Got some Lake Michigan king (chinook) salmon Sunday night. Filleted boneless/skinless. Into the brine 10 PM Tuesday. Pulled out at noon on Weds. Rinsed. On wire rack in front of fan for 3 hours. Nice pellicle formed. Into the Bradley with apple pucks. First time putting AMNPS tray in there with apple pellets. I did get a row jumping when starting it, no biggie. Lots of good smoke rolling. 2hours at 100- 2hrs at 120- 2 hours at 140- 2 hours at 160. Pullled and chilled on racks in fridge overnight. Basted every 20-30 minutes the last few hours. Sweet and salty is my favorite on smoked fish. Great color on these and flavor was very good. Passed some around to neighbors and taking the rest camping today!

Brine: (scaled as needed to cover) 
4 c water
1/2 c Kosher salt
1/2 c brown sugar
Pinch of Rosemary
squeeze honey
splash of soy sauce
1 tsp- Black Pepper, Garlic powder, Onion powder
Simmered and cooled

Basting Mix:
Brown sugar, honey, apple juice microwaved (have used maple syrup in past in place of honey)




















































Ahhh... loving me some summer time fun!


----------



## ravenclan (Jul 22, 2021)

THAT LOOKS OUTSTANDING!!!!!


----------



## SmokinAl (Jul 22, 2021)

That looks fantastic!
Cooking it that long, how was the texture?
Was it more like jerky?
Al


----------



## kilo charlie (Jul 22, 2021)

Looks great!


----------



## sandyut (Jul 22, 2021)

SmokinAl said:


> Cooking it that long, how was the texture?
> Was it more like jerky?


I was pondering the same thing.  8 hours seems like a long time for salmon...   Look great tho.


----------



## SmokinEdge (Jul 22, 2021)

sandyut said:


> I was pondering the same thing.  8 hours seems like a long time for salmon...   Look great tho.


I think that chinook is fatty enough to hold up just fine for the 8 hour soak at that thickness.
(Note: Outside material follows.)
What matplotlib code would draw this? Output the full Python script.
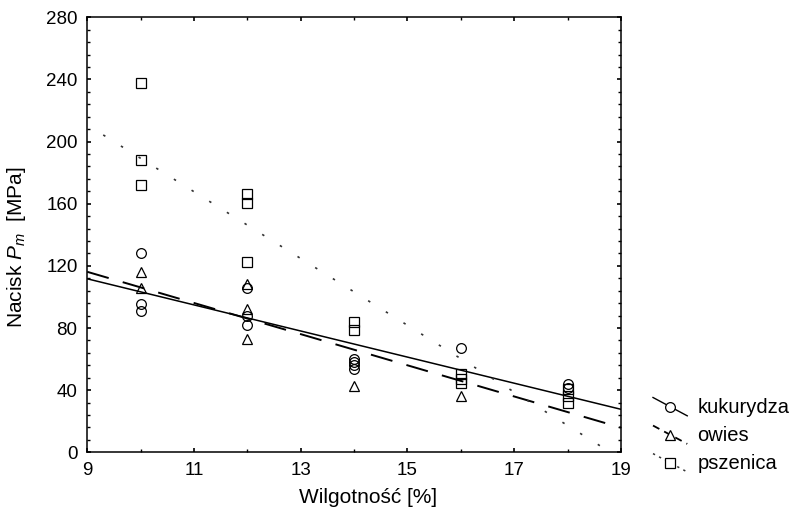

Just straight forward Alaska style smoked salmon. Very nice, slightly dry texture.


----------



## jmusser (Jul 25, 2021)

Sorry guys I was up camping. And eating smoked salmon on the shores of Lake Michigan. :)


ravenclan said:


> THAT LOOKS OUTSTANDING!!!!!


Thank ya! I loved the color.


SmokinAl said:


> That looks fantastic!
> Cooking it that long, how was the texture?
> Was it more like jerky?
> Al


Thanks Al. Definitely plenty of moisture so not dry like jerky but would agree with a dryer texture. With some pieces having thick and thin parts, it was a nice mixture. Flakes when you bite but doesn't crumble/


kilo charlie said:


> Looks great!


Appreciate it!


sandyut said:


> I was pondering the same thing.  8 hours seems like a long time for salmon...   Look great tho.


Thanks. I did this with lake trout last time which is even fattier. Turned out great.


SmokinEdge said:


> I think that chinook is fatty enough to hold up just fine for the 8 hour soak at that thickness. Just straight forward Alaska style smoked salmon. Very nice, slightly dry texture.


Ya this was perfect for me. Love the sweet/salty vibe from the brine and basting.


----------



## sandyut (Jul 25, 2021)

jmusser said:


> Thanks. I did this with lake trout last time which is even fattier. Turned out great.


YUM!  Man i haven't had lake trout in decades!


----------